The United States reported nearly 1,500 coronavirus deaths across the nation on Wednesday.
The figure was the highest single-day death toll since May, pushing the country’s total death toll since the start of the pandemic to 166,027. Wednesday’s death toll also means the U.S. has averaged over 1,000 COVID-19 fatalities each day for more than two consecutive weeks.
With the United States leading the world in the total number of coronavirus deaths and infections, with 5.1 million cases, public health advisers have expressed concern about new rules for hospitals to report COVID-19 data.
The Trump administration has ordered hospitals to send the data to a new database operated by the Department of Health and Human Services Department, instead of to the U.S. Centers for Disease Control and Prevention, saying the change would streamline the data collection process.
But in a letter written to HHS Secretary Alex Azar last month, nearly three dozen current and former members of a department advisory committee say hospitals are “scrambling to determine how to meet daily reporting requirements.”
The experts warn the change would mean the country would lose “decades of expertise in interpreting and analyzing crucial data” about the virus that would help guide the CDC in crafting strategies in mitigating the outbreak.
New Zealand faces surge
In New Zealand, a new coronavirus outbreak that prompted Prime Minister Jacinda Ardern to put the city of Auckland under a new lockdown is growing.
Authorities in the northern city Thursday reported 13 new community infections, all of them connected to a family of four who tested positive for the virus, becoming the country’s first new locally transmitted cases of COVID-19 in 102 days.
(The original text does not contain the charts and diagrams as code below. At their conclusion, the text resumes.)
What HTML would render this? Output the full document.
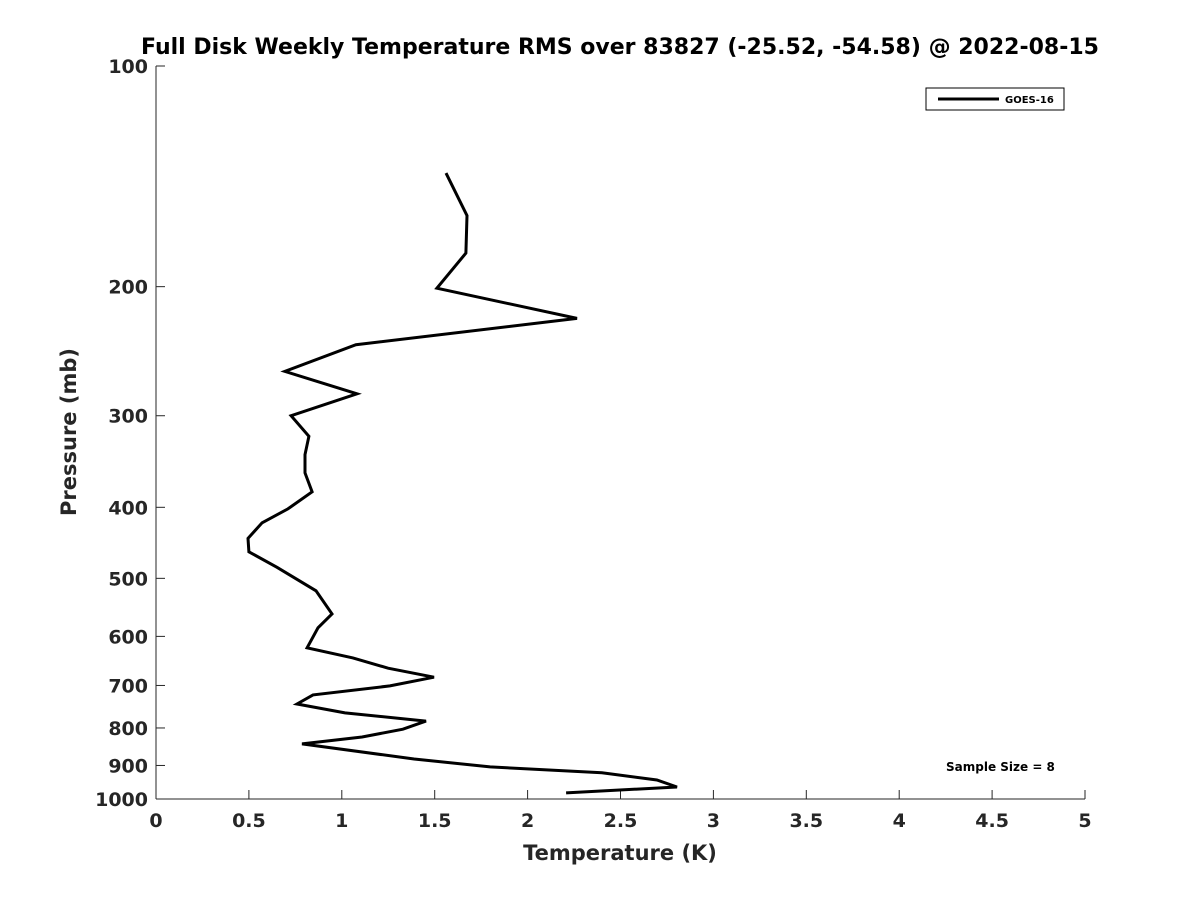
<!DOCTYPE html>
<html><head><meta charset="utf-8"><style>
html,body{margin:0;padding:0;background:#fff;}
svg{display:block;font-family:"DejaVu Sans","Liberation Sans",sans-serif;font-weight:bold;}
</style></head><body>
<svg id="chart" width="1200" height="900" viewBox="0 0 1200 900" xmlns="http://www.w3.org/2000/svg">
<rect width="1200" height="900" fill="#fff"/>
<text x="620" y="54" font-size="22" text-anchor="middle" fill="#000">Full Disk Weekly Temperature RMS over 83827 (-25.52, -54.58) @ 2022-08-15</text>
<g id="axes"></g>
<path id="series" fill="none" stroke="#000" stroke-width="3" stroke-linejoin="miter"/>
<g>
<rect x="926" y="88" width="138" height="22" fill="#fff" stroke="#000" stroke-width="1"/>
<line x1="938" y1="99" x2="999" y2="99" stroke="#000" stroke-width="3"/>
<text x="1005" y="103" font-size="10" fill="#000">GOES-16</text>
</g>
<text x="946" y="771" font-size="12" fill="#000">Sample Size = 8</text>
<text x="620" y="860" font-size="21" text-anchor="middle" fill="#262626">Temperature (K)</text>
<text transform="translate(76,432) rotate(-90)" font-size="21" text-anchor="middle" fill="#262626">Pressure (mb)</text>
</svg>
<script>
const temps=[1.561,1.674,1.668,1.512,2.266,1.076,0.694,1.082,0.727,0.823,0.802,0.802,0.840,0.710,0.571,0.495,0.50,0.651,0.861,0.947,0.872,0.813,1.06,1.249,1.496,1.259,0.845,0.759,1.017,1.453,1.329,1.109,0.786,1.389,1.798,2.40,2.696,2.804,2.207];
const pressures=[140,160,180,201,221,240,261,280,300,320,339,359,381,402,420,441,460,483,520,559,584,622,642,663,682,701,721,742,763,783,803,823,841,882,904,921,942,963,981];
const xTicks=[0,0.5,1,1.5,2,2.5,3,3.5,4,4.5,5];
const xTickLabels=["0","0.5","1","1.5","2","2.5","3","3.5","4","4.5","5"];
const yTicks=[100,200,300,400,500,600,700,800,900,1000];
const yTickLabels=["100","200","300","400","500","600","700","800","900","1000"];
const X0=156,X1=1085,Y0=66,Y1=799;
function xs(v){return X0+(v-0)/(5-0)*(X1-X0);}
function ys(p){return Y0+(Math.log10(p)-2)/(3-2)*(Y1-Y0);}
const ns="http://www.w3.org/2000/svg";
const axes=document.getElementById('axes');
function mk(t,a){const e=document.createElementNS(ns,t);for(const k in a)e.setAttribute(k,a[k]);return e;}
const xl=mk('line',{x1:X0,y1:Y1,x2:X1,y2:Y1,stroke:'#262626','stroke-width':1});


axes.appendChild(xl);
const yl=mk('line',{x1:X0,y1:Y0,x2:X0,y2:Y1,stroke:'#262626','stroke-width':1});


axes.appendChild(yl);
xTicks.forEach((v,i)=>{const x=xs(v);
 const t=mk('line',{x1:x,y1:Y1,x2:x,y2:Y1-9,stroke:'#262626','stroke-width':1});
 
 
 axes.appendChild(t);
 const l=mk('text',{x:x,y:Y1+28,'font-size':19,'text-anchor':'middle',fill:'#262626'});
 
 
 l.textContent=xTickLabels[i];axes.appendChild(l);});
yTicks.forEach((v,i)=>{const y=ys(v);
 const t=mk('line',{x1:X0,y1:y,x2:X0+9,y2:y,stroke:'#262626','stroke-width':1});
 
 
 axes.appendChild(t);
 const l=mk('text',{x:X0-8,y:y+7,'font-size':19,'text-anchor':'end',fill:'#262626'});
 
 
 l.textContent=yTickLabels[i];axes.appendChild(l);});
document.getElementById('series').setAttribute('d',temps.map((t,i)=>(i?'L':'M')+xs(t).toFixed(1)+' '+ys(pressures[i]).toFixed(1)).join(' '));
</script>
</body></html>
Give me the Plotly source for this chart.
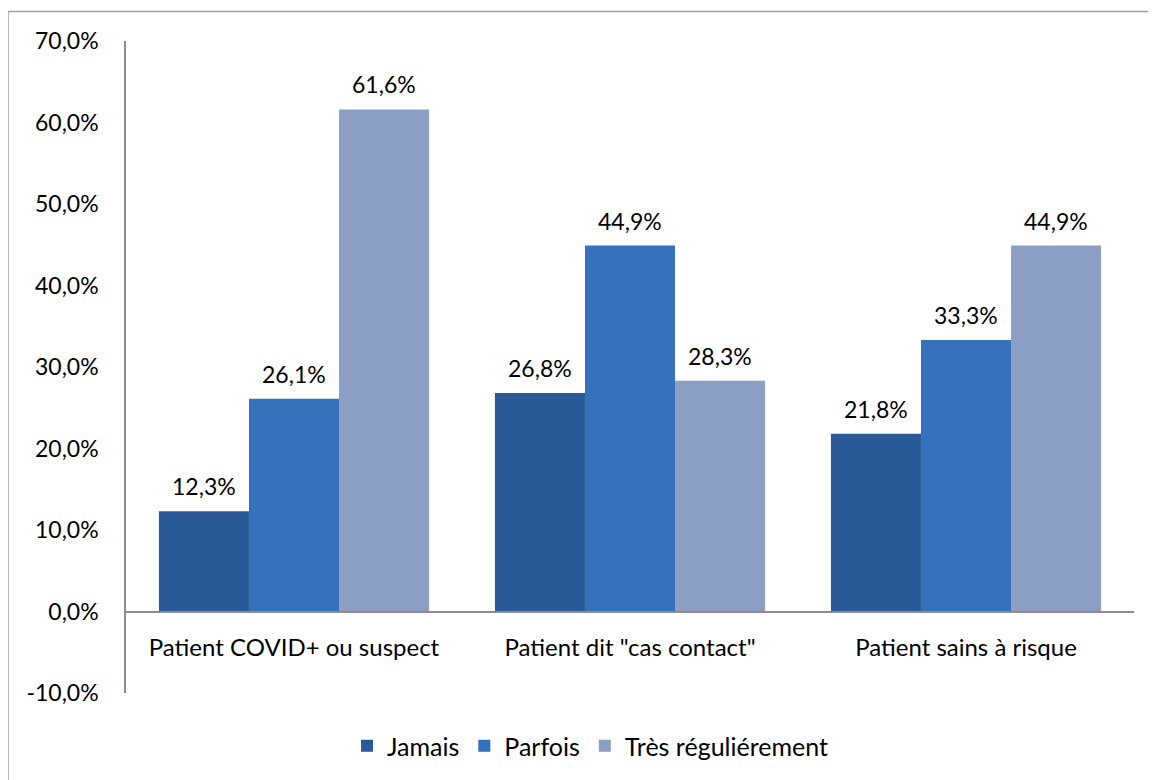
import plotly.graph_objects as go

categories = ["Patient COVID+ ou suspect", "Patient dit \"cas contact\"", "Patient sains à risque"]
series_names = ["Jamais", "Parfois", "Très réguliérement"]
jamais = [12.3, 26.8, 21.8]
parfois = [26.1, 44.9, 33.3]
tres = [61.6, 28.3, 44.9]
y_ticks = [-10, 0, 10, 20, 30, 40, 50, 60, 70]
y_tick_labels = [f"{t:.1f}%".replace(".", ",") for t in y_ticks]

values = [jamais, parfois, tres]
colors = ["#2a5a98", "#3572bb", "#8d9ec4"]
FONT = "Lato"
FS = 23
YMIN, YMAX = -10, 70

fig = go.Figure()
for name, vals, col in zip(series_names, values, colors):
    fig.add_trace(go.Bar(x=categories, y=vals, name=name, marker=dict(color=col, line=dict(width=0))))

# data labels above bars
bar_px = 90
for i, vals in enumerate(values):
    for cat, v in zip(categories, vals):
        fig.add_annotation(x=cat, y=v, text=f"{v:.1f}%".replace(".", ","), showarrow=False,
                           xshift=(i - 1) * bar_px, yshift=25, yanchor="middle",
                           font=dict(family=FONT, size=FS, color="#000000"))

zero_pos = (0 - YMIN) / (YMAX - YMIN)

fig.update_layout(
    width=1156, height=780,
    margin=dict(l=118, r=30, t=33, b=95, autoexpand=False),
    paper_bgcolor="white", plot_bgcolor="white",
    barmode="group", bargap=0.196, bargroupgap=0,
    font=dict(family=FONT, size=FS, color="#000000"),
    showlegend=True,
    legend=dict(orientation="h", x=(590 - 8) / 1156, xanchor="center", xref="container",
                y=42 / 780, yref="container", yanchor="middle",
                font=dict(family=FONT, size=25), itemwidth=30, traceorder="normal"),
    xaxis=dict(type="category", anchor="free", position=zero_pos, showline=True,
               linecolor="#8c8c8c", linewidth=1.5, ticks="", showgrid=False, automargin=False,
               ticklabelstandoff=15, tickfont=dict(family=FONT, size=24)),
    yaxis=dict(range=[YMIN, YMAX], tickvals=y_ticks, ticktext=y_tick_labels,
               showline=True, linecolor="#8c8c8c", linewidth=1.5, showgrid=False, automargin=False,
               zeroline=False, ticks="", ticklabelstandoff=21,
               tickfont=dict(family=FONT, size=FS)),
    shapes=[dict(type="rect", xref="paper", yref="paper",
                 x0=(8 - 126) / 1008, x1=1.2, y0=-0.3, y1=(693 - 11.5) / 652,
                 line=dict(color="#a0a0a0", width=1.5), fillcolor="rgba(0,0,0,0)", layer="below")],
)

fig.write_html("out.html")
The new confirmed cases bring the total number of active new cases to 36, including one person who entered New Zealand from overseas.
Prime Minister Ardern placed Auckland’s 1.6 million people under a three-day lockdown Tuesday, mandating that its 1.6 million citizens stay indoors except for essential trips. Police checkpoints were established at the city’s borders to turn away anyone attempting to leave. Ardern has also ordered strict social distancing measures for the rest of the country.
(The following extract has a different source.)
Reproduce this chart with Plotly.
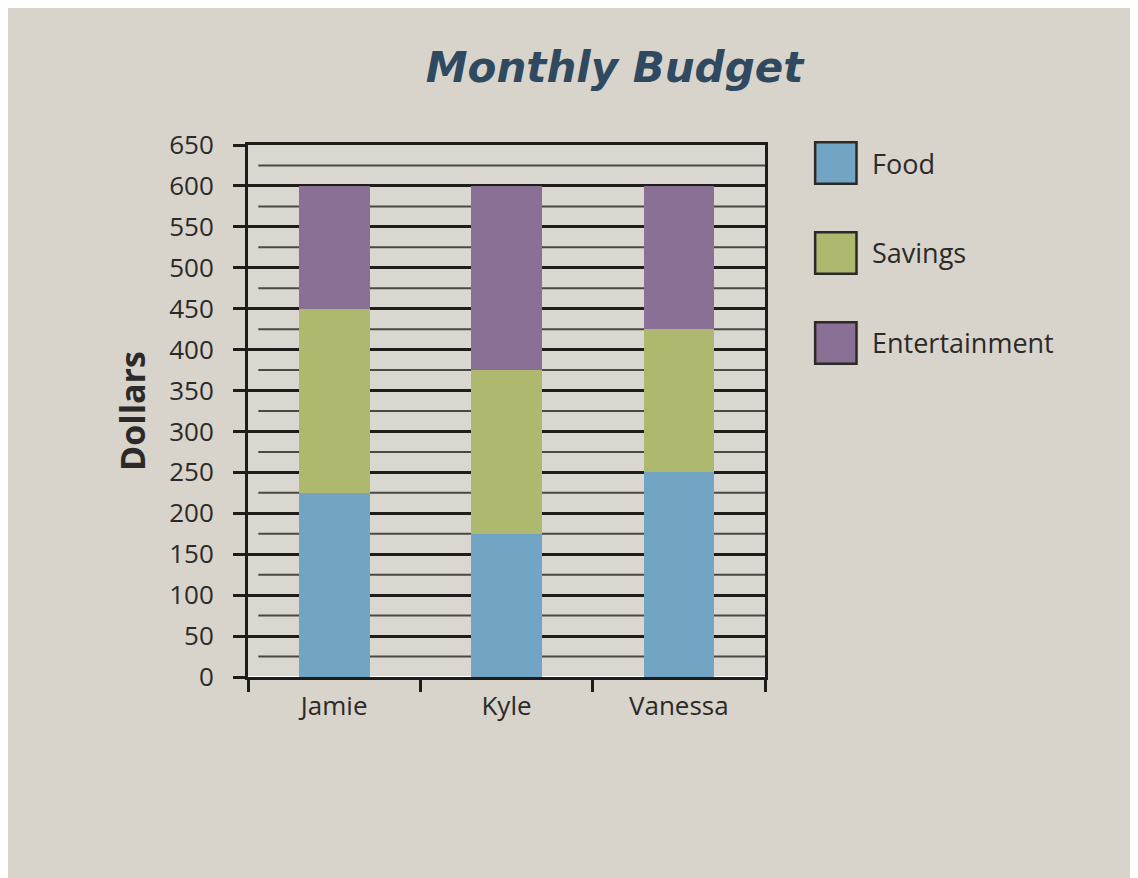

Dr. Ashley Bloomfield, New Zealand’s health minister, said Wednesday investigators are searching a cold storage facility where one of the infected people worked, on the chance the virus was imported, but other experts believe it was more likely it had been spreading in Auckland for weeks.
The new outbreak has also prompted Ardern to delay the dissolution of parliament, a decision that could lead to the postponement of parliamentary elections scheduled for September 19.
Among the world’s 20.6 million total confirmed infections, including nearly 750,000 deaths, New Zealand has one of the lowest numbers in either category, with just 1,589 cases and 22 deaths. Ardern imposed a strict nationwide lockdown in March in the outbreak’s earliest days and closed New Zealand’s borders to international travel, while introducing a widespread testing and tracing regime.